Kedua, yaitu soal akhlak atau moralitas. Kesadaran akan eksklusifitas metode dakwahnya, membuat Hanan Attaki soft hearted. Saya akui market dakwahnya yang dapat masuk di kalangan anak-anak muda memang sukses. Akan tetapi, ia masih belum menyentuh aspek moralitas.
Kurangnya ia bersilaturahim – atau di kalangan NU menyebut “sowan” – kepada para ulama di Nusantara mencerminkan ia pendakwah karena mengejar materi dan tuntutan pasar. Padahal, andaikan ia bersilaturahim kepada para ulama dan masyaikh juga mendapatkan keberkahan dan keilmuan.
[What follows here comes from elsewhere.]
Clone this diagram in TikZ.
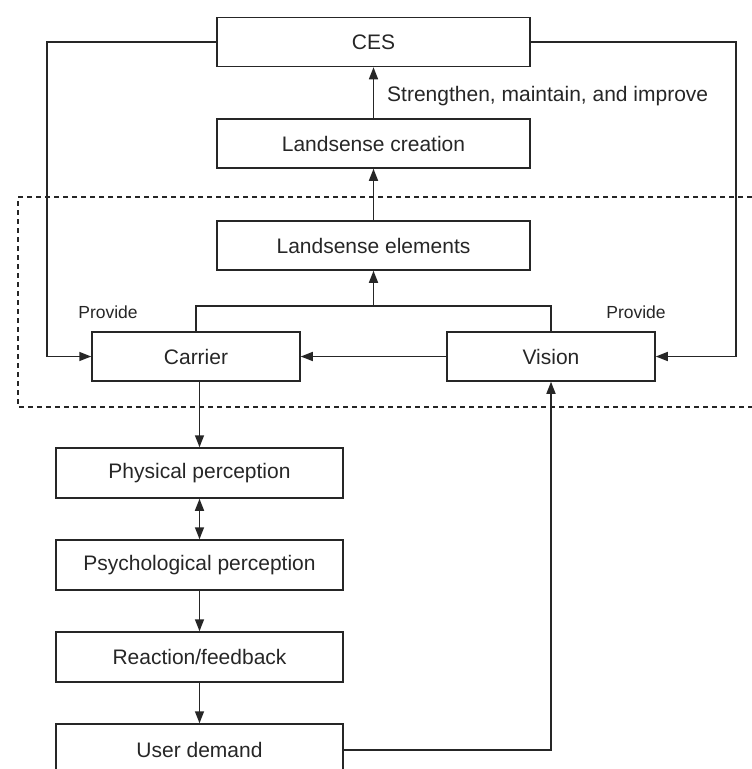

Dan yang ketiga, adalah persoalan spiritualitas. Seorang manusia pernah mengalami titik spiritualitas masing-masing. Baik dari agama dan kepercayaan mana pun. Dalam kesempatan berbicara, Hanan Attaki mengaku butuh bimbingan mursyid (guru) dalam tuntunan kehidupannya.
Menurut saya, baiat NU oleh Hanan Attaki ini masih terkesan ada yang ganjal. Karena setahu al-faqir, orang yang dibaiat adalah yang telah selesai menjalankan fase belajar atau transfer keilmuan. It’s ok, jika peristiwa baiat NU itu untuk menjustifikasi bahwa Hanan Attaki ya orang NU. Lalu, apa yang akan dilakukan Hanan Attaki jika sudah NU?